> DATA LINES
"""
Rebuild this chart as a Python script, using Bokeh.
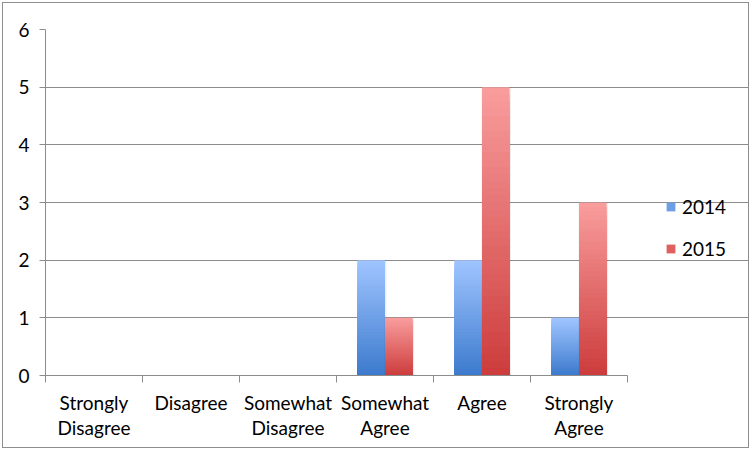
from bokeh.plotting import figure
from bokeh.models import FixedTicker, Legend, LegendItem, ColumnDataSource, Range1d
from bokeh.embed import file_html
from bokeh.resources import INLINE

categories = ["Strongly\nDisagree", "Disagree", "Somewhat\nDisagree", "Somewhat\nAgree", "Agree", "Strongly\nAgree"]
series_names = ["2014", "2015"]
values_2014 = [0, 0, 0, 2, 2, 1]
values_2015 = [0, 0, 0, 1, 5, 3]
y_ticks = [0, 1, 2, 3, 4, 5, 6]

FONT = "Lato"
GRID = "#8c8c8c"
N = len(categories)

# frame spans the plot area plus the legend area on its right; axes/grid bounded to the categories
FRAME_W, PLOT_W = 705, 582
p = figure(width=747, height=446, output_backend="svg", toolbar_location=None,
           x_range=Range1d(0, N * FRAME_W / PLOT_W), y_range=Range1d(0, 6),
           min_border_left=42, min_border_right=0, min_border_top=26, min_border_bottom=74,
           styles={"border": "1px solid #8e8e8e", "margin-left": "2px", "margin-top": "2px"})
p.outline_line_color = None
p.background_fill_color = "white"
p.border_fill_color = "white"

def lerp(c1, c2, t):
    a = [int(c1[i:i+2], 16) for i in (1, 3, 5)]
    b = [int(c2[i:i+2], 16) for i in (1, 3, 5)]
    return "#%02x%02x%02x" % tuple(round(a[j] + (b[j] - a[j]) * t) for j in range(3))

K = 40
bar_w = 0.284
specs = [(values_2014, -0.142, "#9fc4ff", "#3d7bcd", "#6d9ee6"),
         (values_2015, 0.142, "#f99c9c", "#cd3d3d", "#e06060")]
legend_items = []
for (vals, off, ctop, cbot, cmid), name in zip(specs, series_names):
    xs, tops, cols = [], [], []
    for i in range(K):
        for ci, v in enumerate(vals):
            if v <= 0:
                continue
            xs.append(ci + 0.5 + off)
            tops.append(v * (K - i) / K)
            cols.append(lerp(ctop, cbot, i / (K - 1)))
    # faint shadow behind each bar
    sx = [ci + 0.5 + off + 0.006 for ci, v in enumerate(vals) if v > 0]
    st = [v for v in vals if v > 0]
    p.vbar(x=sx, top=st, bottom=0, width=bar_w + 0.02, fill_color="black", fill_alpha=0.07, line_color=None)
    src = ColumnDataSource(dict(x=xs, top=tops, color=cols))
    p.vbar(x="x", top="top", bottom=0, width=bar_w, fill_color="color", line_color=None, source=src)
    # zero-height proxy used only for the legend swatch
    dummy = p.vbar(x=[0.5], top=[0], bottom=[0], width=bar_w, fill_color=cmid, line_color=None)
    legend_items.append(LegendItem(label=name, renderers=[dummy]))

legend = Legend(items=legend_items, location=(620, 106), orientation="vertical",
                glyph_width=11, glyph_height=11, label_height=42, spacing=0,
                label_standoff=6, padding=0, margin=0, border_line_color=None,
                background_fill_alpha=0, label_text_font=FONT, label_text_font_size="19px",
                label_text_color="black")
p.add_layout(legend, "center")

# y axis
p.yaxis.ticker = FixedTicker(ticks=y_ticks)
p.yaxis.axis_line_color = GRID
p.yaxis.major_tick_line_color = GRID
p.yaxis.major_tick_out = 6
p.yaxis.major_tick_in = 0
p.yaxis.minor_tick_line_color = None
p.yaxis.major_label_text_font = FONT
p.yaxis.major_label_text_font_size = "19px"
p.yaxis.major_label_text_color = "black"
p.yaxis.major_label_standoff = 10

# x axis
centers = [i + 0.5 for i in range(N)]
p.xaxis.bounds = (0, N)
p.xaxis.ticker = FixedTicker(ticks=centers, minor_ticks=list(range(N + 1)))
p.xaxis.major_label_overrides = {c: lab for c, lab in zip(centers, categories)}
p.xaxis.axis_line_color = GRID
p.xaxis.major_tick_line_color = None
p.xaxis.minor_tick_line_color = GRID
p.xaxis.minor_tick_out = 7
p.xaxis.minor_tick_in = 0
p.xaxis.major_label_text_font = FONT
p.xaxis.major_label_text_font_size = "19px"
p.xaxis.major_label_text_color = "black"
p.xaxis.major_label_standoff = 8
p.xaxis.major_label_text_line_height = 1.12

p.xgrid.grid_line_color = None
p.ygrid.ticker = FixedTicker(ticks=y_ticks)
p.ygrid.bounds = (0, N)
p.ygrid.grid_line_color = GRID

open("out.html", "w").write(file_html(p, INLINE))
"""
> PROBLEM TO WORK ON
Omitting all pictures, restate exactly the lines of the material from its start through the line that contains "j in range(3))".

> THE ANSWER
Rebuild this chart as a Python script, using Bokeh.
from bokeh.plotting import figure
from bokeh.models import FixedTicker, Legend, LegendItem, ColumnDataSource, Range1d
from bokeh.embed import file_html
from bokeh.resources import INLINE

categories = ["Strongly\nDisagree", "Disagree", "Somewhat\nDisagree", "Somewhat\nAgree", "Agree", "Strongly\nAgree"]
series_names = ["2014", "2015"]
values_2014 = [0, 0, 0, 2, 2, 1]
values_2015 = [0, 0, 0, 1, 5, 3]
y_ticks = [0, 1, 2, 3, 4, 5, 6]

FONT = "Lato"
GRID = "#8c8c8c"
N = len(categories)

# frame spans the plot area plus the legend area on its right; axes/grid bounded to the categories
FRAME_W, PLOT_W = 705, 582
p = figure(width=747, height=446, output_backend="svg", toolbar_location=None,
           x_range=Range1d(0, N * FRAME_W / PLOT_W), y_range=Range1d(0, 6),
           min_border_left=42, min_border_right=0, min_border_top=26, min_border_bottom=74,
           styles={"border": "1px solid #8e8e8e", "margin-left": "2px", "margin-top": "2px"})
p.outline_line_color = None
p.background_fill_color = "white"
p.border_fill_color = "white"

def lerp(c1, c2, t):
    a = [int(c1[i:i+2], 16) for i in (1, 3, 5)]
    b = [int(c2[i:i+2], 16) for i in (1, 3, 5)]
    return "#%02x%02x%02x" % tuple(round(a[j] + (b[j] - a[j]) * t) for j in range(3))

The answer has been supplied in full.